Appellee's position is that this provision of the U.C.C. does not defeat the priority of its lien because the U.C.C. does not govern real estate mortgages. Assuming, without deciding, that appellee is correct, yet the U.C.C. governs the discharge of the note. By the terms of the statute, Vanderslice having reacquired the note, all liability thereon was discharged.

This Court is committed to the modern doctrine that the debt or obligation secured is the principal thing and the mortgage is only an incident or accessory to it. It follows that whatever extinguishes, discharges or satisfies the debt or obligation will also discharge the mortgage. Weatherford v. Adams, 31 Ariz. 187, 251 P. 453 (1926). Where there has been payment of a debt, the mortgage is released. Valley National Bank v. Milmoe, 74 Ariz. 290, 297, 248 P.2d 740 (1952).

Appellee argues that whether an assignment of a mortgage works to discharge it is dependent upon the intention of the parties. See Salvin v.

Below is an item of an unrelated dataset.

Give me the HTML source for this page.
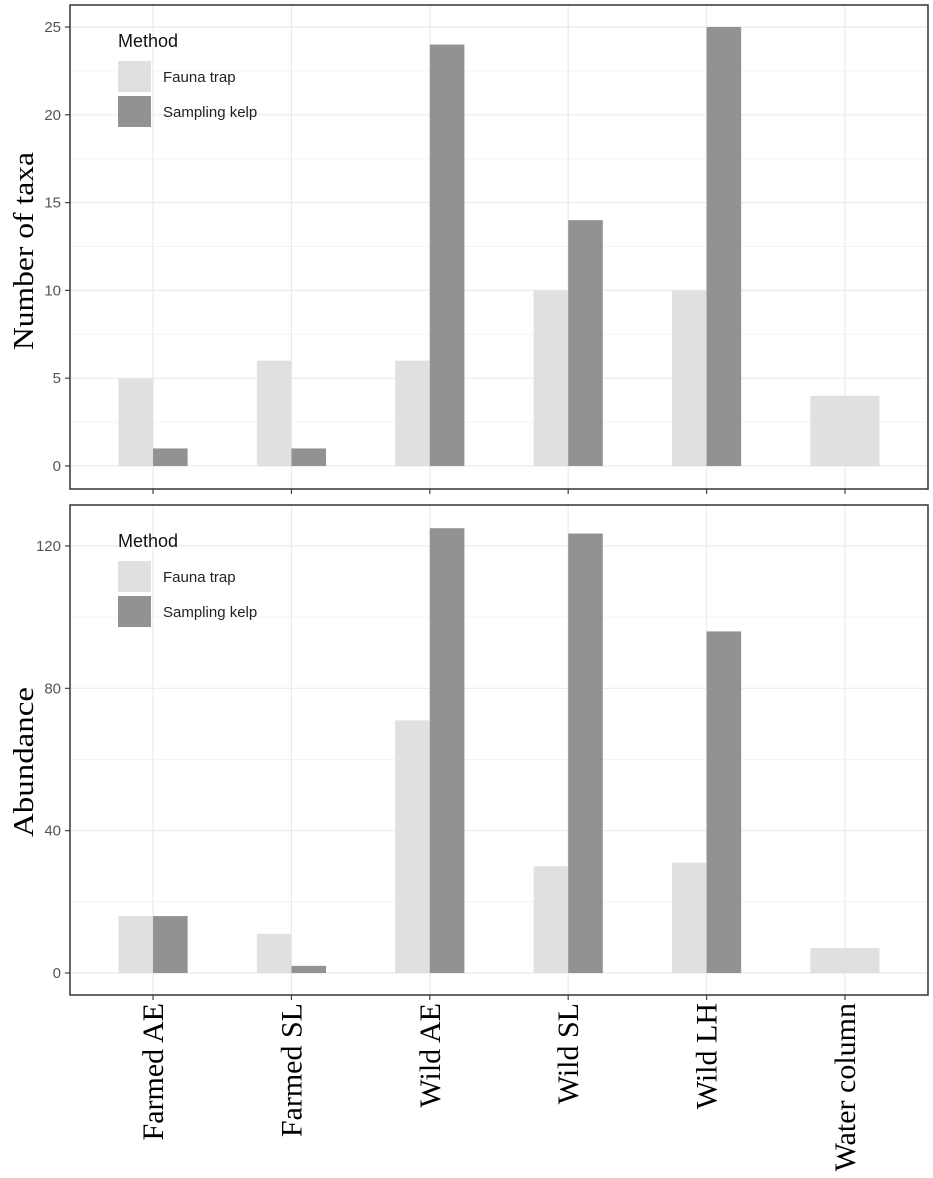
<!DOCTYPE html>
<html><head><meta charset="utf-8"><style>
html,body{margin:0;padding:0;background:#fff;}
svg{display:block;}
</style></head><body>
<svg id="chart" width="933" height="1178" xmlns="http://www.w3.org/2000/svg"></svg>
<script>
const categories = ["Farmed AE","Farmed SL","Wild AE","Wild SL","Wild LH","Water column"];
const taxaFauna = [5,6,6,10,10,4];
const taxaKelp = [1,1,24,14,25,null];
const abundFauna = [16,11,71,30,31,7];
const abundKelp = [16,2,125,123.5,96,null];
const taxaTicks = [0,5,10,15,20,25];
const abundTicks = [0,40,80,120];

const NS="http://www.w3.org/2000/svg";
const svg=document.getElementById('chart');
function el(tag,attrs,parent){const e=document.createElementNS(NS,tag);for(const k in attrs)e.setAttribute(k,attrs[k]);(parent||svg).appendChild(e);return e;}
const left=70,right=928,step=(right-left)/6.2;
function xC(i){return left+step*(0.6+i);}
const barW=step*0.25;
const FAUNA="#e0e0e0",KELP="#929292";

function panel(name,top,bottom,y0px,ytopVal,ytopPx,ticks,fauna,kelp,title,titleCenter,titleLen){
  const g=el('g',{});  
  const y=v=>y0px-(v/ytopVal)*(y0px-ytopPx);
  for(let i=0;i<ticks.length;i++){
    const mid=ticks[i]+(ticks[1]-ticks[0])/2;
    const yy=y(mid); if(yy>top&&yy<bottom){const l=el('line',{x1:left,x2:right,y1:yy,y2:yy,stroke:'#f4f4f4','stroke-width':1},g);}
  }
  for(const t of ticks){const yy=y(t);const l=el('line',{x1:left,x2:right,y1:yy,y2:yy,stroke:'#ebebeb','stroke-width':1.2},g);
    const tl=el('line',{x1:left-5,x2:left,y1:yy,y2:yy,stroke:'#444','stroke-width':1.2},g);
    const tx=el('text',{x:left-9,y:yy+5,'text-anchor':'end','font-family':'Liberation Sans, sans-serif','font-size':15,fill:'#555'},g);tx.textContent=t;}
  categories.forEach((c,i)=>{const l=el('line',{x1:xC(i),x2:xC(i),y1:top,y2:bottom,stroke:'#ebebeb','stroke-width':1.2},g);
    const tk=el('line',{x1:xC(i),x2:xC(i),y1:bottom,y2:bottom+5,stroke:'#444','stroke-width':1.2},g);});
  categories.forEach((c,i)=>{
    if(kelp[i]==null){const r=el('rect',{x:xC(i)-barW,y:y(fauna[i]),width:barW*2,height:y0px-y(fauna[i]),fill:FAUNA},g);}
    else{const r=el('rect',{x:xC(i)-barW,y:y(fauna[i]),width:barW,height:y0px-y(fauna[i]),fill:FAUNA},g);
      const r2=el('rect',{x:xC(i),y:y(kelp[i]),width:barW,height:y0px-y(kelp[i]),fill:KELP},g);}
  });
  const b=el('rect',{x:left,y:top,width:right-left,height:bottom-top,fill:'none',stroke:'#333','stroke-width':1.5},g);
  const t=el('text',{x:0,y:0,transform:`translate(33,${titleCenter}) rotate(-90)`,'text-anchor':'middle','font-family':'Liberation Serif, serif','font-size':28,textLength:titleLen,lengthAdjust:'spacingAndGlyphs',fill:'#000'},g);t.textContent=title;
  const lg=el('g',{},g);
  const lt=el('text',{x:118,y:top+42,'font-family':'Liberation Sans, sans-serif','font-size':18,fill:'#111'},lg);lt.textContent='Method';
  [[FAUNA,'Fauna trap',56],[KELP,'Sampling kelp',91]].forEach(([col,lab,dy])=>{
    const k=el('rect',{x:118,y:top+dy,width:33,height:31,fill:col},lg);
    const tx=el('text',{x:163,y:top+dy+21,'font-family':'Liberation Sans, sans-serif','font-size':15,fill:'#222'},lg);tx.textContent=lab;
  });
}
panel('taxa',5,489,466,25,27,taxaTicks,taxaFauna,taxaKelp,'Number of taxa',251,198);
panel('abundance',505,995,973,120,546,abundTicks,abundFauna,abundKelp,'Abundance',762,150);
categories.forEach((c,i)=>{
  const t=el('text',{x:0,y:0,transform:`translate(${xC(i)+10},1003) rotate(-90)`,'text-anchor':'end','font-family':'Liberation Serif, serif','font-size':30,fill:'#000'});
  t.textContent=c;
  
  
});
</script>
</body></html>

Myles Realty Co., 227 N.Y. 51, 124 N.E. 94 (1919); Albers v. Westberg, 299 Ill. App. 41, 19 N.E.2d 436 (1939); McFarlane v. Plant, 185 Miss. 616, 188 So. 530 (1939). But we do not think a mortgage may be kept alive where the debt upon which the mortgage is dependent for its existence has been extinguished.

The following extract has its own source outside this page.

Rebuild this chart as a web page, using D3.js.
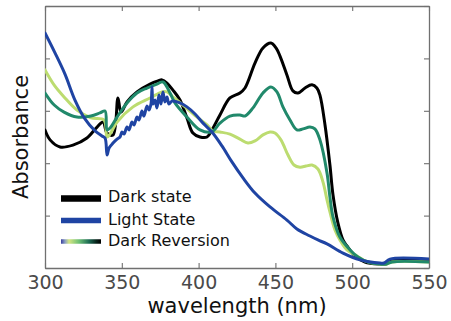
<!DOCTYPE html>
<html>
<head>
<meta charset="utf-8">
<script src="https://cdn.jsdelivr.net/npm/d3@7"></script>
<style>
  html, body { margin: 0; padding: 0; background: #fff; }
  svg { display: block; font-family: "DejaVu Sans", sans-serif; }
</style>
</head>
<body>
<svg id="chart" width="451" height="321"></svg>
<script>
// ---- data (wavelength nm, absorbance a.u.) ----
const xTicks = [300, 350, 400, 450, 500, 550];
const yTicks = [0, 0.2, 0.4, 0.6, 0.8, 1.0];
const seriesNames = ["Dark state", "Light State", "Dark Reversion"];

const darkWl  = [300,303.3,309.8,318.2,327.3,333.9,337.8,340.4,344.3,347.5,349.5,353.4,359.9,368.4,373.6,376.2,379.4,383.3,387.9,392.4,396.3,400.9,405.5,408.7,413.9,420.4,426.9,430.2,436.7,441.9,447.1,450.4,453,457.5,461.4,464.7,469.3,473.8,477,479,482.3,485.5,487.5,490.7,494,496.6,501.8,508.3,518.1,522,525.9,550];
const darkAbs = [.527,.489,.462,.469,.496,.538,.557,.515,.508,.649,.595,.634,.672,.702,.714,.718,.706,.679,.641,.573,.515,.500,.500,.527,.584,.649,.668,.687,.782,.840,.859,.840,.809,.737,.676,.668,.687,.699,.687,.660,.546,.393,.279,.172,.107,.084,.046,.023,.015,.015,.027,.027];

const lightWl  = [300,306.5,313,319.5,326,332.6,337.1,339.1,340.4,341.7,344.3,346.9,348.8,350.1,351.4,353.4,354.7,356.6,357.9,359.9,361.2,363.1,364.4,366.4,367.7,369,369.7,370.3,371.6,372.9,374.2,375.5,376.8,378.1,379.4,380.7,382.7,387.9,392.4,397.7,402.9,408.7,415.2,421.7,428.9,436.7,446.5,457.5,464,472.5,477.7,483.6,494,505.1,518.1,520.7,524.6,550];
const lightAbs = [.897,.821,.740,.641,.569,.523,.504,.496,.431,.458,.477,.492,.500,.519,.511,.538,.527,.557,.546,.576,.565,.599,.580,.618,.603,.626,.691,.626,.641,.611,.660,.626,.672,.634,.653,.626,.637,.630,.615,.588,.553,.519,.466,.405,.344,.286,.233,.183,.149,.122,.107,.092,.057,.031,.019,.019,.034,.034];

const revLateWl  = [300,306,312.4,320.8,329.9,335.8,339.1,340.4,342.3,346.9,353.4,359.9,366.4,372.9,376.8,381.4,384.6,392.4,400.9,408.7,413.9,420.4,426.9,430.2,435.4,441.9,447.1,451,454.9,459.5,464,468,472.5,475.7,479,483.6,485.5,487.5,492,498.6,503.7,510.3,518.1,522,525.9,550];
const revLateAbs = [.668,.622,.595,.576,.580,.592,.599,.527,.534,.576,.630,.668,.687,.702,.710,.668,.630,.576,.527,.520,.553,.580,.584,.580,.611,.668,.691,.672,.615,.565,.527,.531,.538,.531,.489,.363,.271,.195,.118,.069,.042,.023,.015,.015,.023,.023];

const revEarlyWl  = [300,306,312.4,320.8,329.9,338.4,340.4,342.3,346.9,357.3,368.4,376.2,379.4,383.3,389.8,399,405.5,409.4,413.9,420.4,426.9,432.1,436.7,441.9,446.5,449.7,453.6,458.2,462.1,466,469.9,473.8,477.7,481,483.6,485.5,488.8,492,496.6,503.1,508.3,518.1,522,525.9,550];
const revEarlyAbs = [.756,.698,.653,.603,.573,.565,.500,.511,.557,.615,.649,.672,.672,.653,.622,.576,.546,.523,.519,.511,.492,.477,.485,.508,.519,.515,.489,.431,.393,.385,.389,.393,.378,.328,.260,.214,.145,.107,.069,.046,.027,.015,.015,.023,.023];

// ---- layout ----
const W = 451, H = 321;
const m = {left: 45, right: 22, top: 6, bottom: 53};
const svg = d3.select("#chart");

const x = d3.scaleLinear().domain([300, 550]).range([m.left, W - m.right]);
const y = d3.scaleLinear().domain([0, 1]).range([H - m.bottom, m.top]);

const frameColor = "#707070";
const tickLen = 5;

function styleAxis(g) {
  g.selectAll(".domain").attr("stroke", frameColor).attr("stroke-width", 1.3);
  g.selectAll(".tick line").attr("stroke", frameColor).attr("stroke-width", 1.1);
}

svg.append("g").attr("transform", `translate(0,${H - m.bottom})`)
  .call(d3.axisBottom(x).tickValues(xTicks).tickSize(-tickLen).tickSizeOuter(0).tickPadding(8))
  .call(styleAxis)
  .call(g => g.selectAll(".tick text").attr("fill", "#4a4a4a").attr("font-size", 19).attr("font-family", "DejaVu Sans"));

svg.append("g").attr("transform", `translate(0,${m.top})`)
  .call(d3.axisTop(x).tickValues(xTicks).tickSize(-tickLen).tickSizeOuter(0).tickFormat(""))
  .call(styleAxis);

svg.append("g").attr("transform", `translate(${m.left},0)`)
  .call(d3.axisLeft(y).tickValues(yTicks).tickSize(-tickLen).tickSizeOuter(0).tickFormat(""))
  .call(styleAxis);

svg.append("g").attr("transform", `translate(${W - m.right},0)`)
  .call(d3.axisRight(y).tickValues(yTicks).tickSize(-tickLen).tickSizeOuter(0).tickFormat(""))
  .call(styleAxis);

// axis titles
svg.append("text")
  .attr("x", (m.left + W - m.right) / 2).attr("y", 313)
  .attr("text-anchor", "middle").attr("font-size", 21).attr("fill", "#111")
  .text("wavelength (nm)");

svg.append("text")
  .attr("transform", `translate(28,${(m.top + H - m.bottom) / 2}) rotate(-90)`)
  .attr("text-anchor", "middle").attr("font-size", 21).attr("fill", "#111")
  .text("Absorbance");

// ---- lines ----
const line = d3.line().x(d => x(d[0])).y(d => y(d[1])).curve(d3.curveCatmullRom.alpha(0.5));
const zip = (a, b) => a.map((v, i) => [v, b[i]]);

svg.append("clipPath").attr("id", "clip").append("rect")
  .attr("x", m.left).attr("y", m.top).attr("width", W - m.left - m.right).attr("height", H - m.top - m.bottom);

const plot = svg.append("g").attr("clip-path", "url(#clip)");
const series = [
  {data: zip(darkWl, darkAbs), color: "#000000"},
  {data: zip(revEarlyWl, revEarlyAbs), color: "#bcdc70"},
  {data: zip(revLateWl, revLateAbs), color: "#21896b"},
  {data: zip(lightWl, lightAbs), color: "#1f44a3"}
];
series.forEach(s => {
  plot.append("path").attr("d", line(s.data)).attr("fill", "none")
    .attr("stroke", s.color).attr("stroke-width", 3)
    .attr("stroke-linejoin", "round").attr("stroke-linecap", "round");
});

// ---- legend ----
const defs = svg.append("defs");
const grad = defs.append("linearGradient").attr("id", "revGrad").attr("x1", "0%").attr("x2", "100%");
[["0%", "#3a3fa0"], ["10%", "#8aa0c0"], ["20%", "#d4e683"], ["45%", "#6cbf74"], ["70%", "#1c6a52"], ["88%", "#06241b"], ["100%", "#000"]]
  .forEach(([o, c]) => grad.append("stop").attr("offset", o).attr("stop-color", c));

const legend = [
  {name: seriesNames[0], stroke: "#000", w: 6.5, ly: 198.5, ty: 202},
  {name: seriesNames[1], stroke: "#1f44a3", w: 5.5, ly: 220.5, ty: 225},
  {name: seriesNames[2], stroke: "url(#revGrad)", w: 4.5, ly: 241.5, ty: 246}
];
legend.forEach(l => {
  svg.append("rect").attr("x", 61).attr("y", l.ly - l.w / 2).attr("width", 40).attr("height", l.w)
    .attr("fill", l.stroke);
  svg.append("text").attr("x", 108).attr("y", l.ty).attr("font-size", 16).attr("fill", "#111").text(l.name);
});
</script>
</body>
</html>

*494 Nor do we think that Vanderslice may be subrogated to the rights of the Deeses.

"The test of the right of subrogation is found in answer to the inquiry whether the person who paid the mortgage is the one whose duty it was to pay it first of all; if the debt was not primarily his, and he only occupied the position of a surety to the mortgagor, he is entitled to be subrogated to the position of the mortgagee when he has paid the debt; but if the debt is the debt of the person who paid it, or is a debt which he has covenanted to pay, his payment of its raises no right of subrogation, but is simply a performance of his own obligation or covenant." 9 Thompson, Commentaries on the Modern Law of Real Property, § 4800, at 609 (1958 Replacement).

And see Fitzgerald v. Buffalo County, 264 Wis. 62, 58 N.W.2d 457 (1953).

Judgment reversed.

CAMERON, C.J., and HAYS, HOLOHAN and GORDON, JJ., concur.